Hier in NRW "Woche des Respekts" — PR-Aktion oder sinnvoll?

Düsseldorf · Mit einer ungewöhnlichen Idee will die rot-grüne Landesregierung vor allem junge Menschen für ein respektvolles Miteinander sensibilisieren. Die Initiative verdient Respekt.

Hier in NRW: "Woche des Respekts" eine sinnvolle PR-Aktion?
Foto: Hüwel

Es war einmal ein SPD-Politiker, der hat sich ziemlich abfällig über Werte wie Pflichtgefühl oder Standhaftigkeit geäußert. Das seien doch Sekundärtugenden, mit denen man auch ein Konzentrationslager betreiben könne, hat Oskar Lafontaine damals gesagt und mit seinem unsäglichen Vergleich zu Recht eine Welle der Empörung ausgelöst.
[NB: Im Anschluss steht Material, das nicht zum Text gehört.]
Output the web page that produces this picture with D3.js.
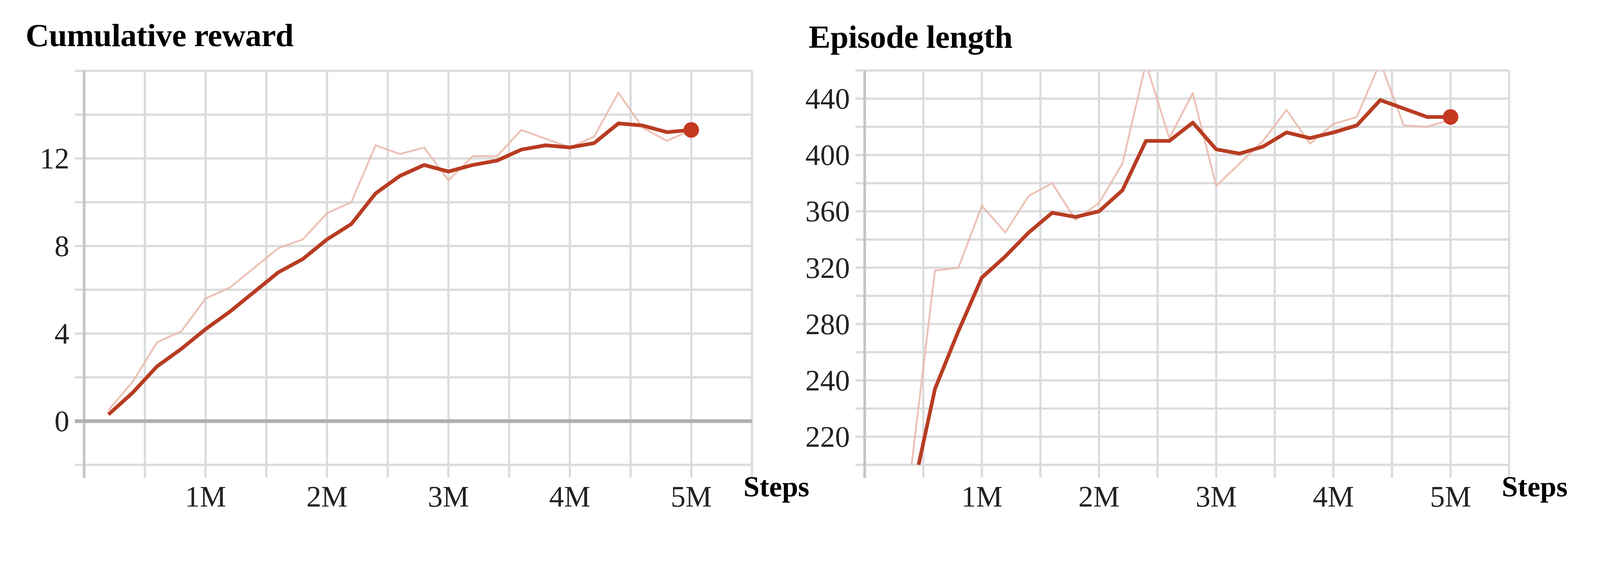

Denn Sekundärtugenden sind so etwas wie ein Kitt, der das gesellschaftliche Zusammenleben ermöglicht. Zu diesen Tugenden gehört Respekt unbedingt dazu — Respekt vor anderen Menschen und deren Meinung. Leider scheint Respekt mitunter ein Auslaufmodell zu sein. Vor allem im Internet gibt es kaum noch Hemmungen, Menschen verbal zu vernichten.

Besorgniserregend ist, dass Respektlosigkeit auch schon die Kinder erfasst hat. Ich meine damit nicht, dass sie (wie früher) in der Straßenbahn ihren Sitz für einen Erwachsenen freimachen, sondern dass auf dem Schulhof wüste Beschimpfungen zu hören und brutale Handgreiflichkeiten zu beobachten sind.

Das hat es immer schon gegeben? Mag sein. Man hat aber den Eindruck, dass die Kinder nicht mehr so häufig wie früher von ihren Erziehungsberechtigten den schlichten Satz zu hören bekommen: "Das tut man nicht." Vielleicht auch deshalb nicht, weil bei manchen Erwachsenen der innere Kompass nicht mehr funktioniert. Schlimmste Beispiele dafür sind die Übergriffe auf Polizisten und Rettungskräfte oder die dämlichen "Horror-Clowns", die Spaß daran haben, Menschen in Angst und Schrecken zu versetzen.

Respekt lässt sich nicht erzwingen, aber der Versuch, vor allem Kinder und Jugendliche zu sensibilisieren, lohnt sich allemal. Deshalb ist es zu begrüßen, dass die rot-grüne Landesregierung für Mitte November eine "Woche des Respekts" ausgerufen hat. Die Politiker wollen in den Schulen, bei Jugendorganisationen und in Vereinen für einen respektvollen Umgang miteinander werben. Wenn das ein PR-Einfall sein sollte, wäre er nicht der schlechteste.

Allerdings müssen sich die Politiker an die eigene Nase fassen. So manchen kommen im Düsseldorfer Landtag die Worte "Lüge" oder "Lügner" nur allzu leicht über die Lippen. Natürlich müssen sich Demokraten im Parlament mit dem politischen Gegner auseinandersetzen. Das heißt aber noch lange nicht, ihn oder sie niederzubrüllen.

Und man darf sich auch ruhig mal wehren. Ministerpräsidentin Hannelore Kraft hat dieser Tage erzählt, dass sie seit geraumer Zeit auf beleidigende Zuschriften mit juristischen Schritten reagiere. Seither, so die Regierungschefin, habe dieser Unflat deutlich nachgelassen.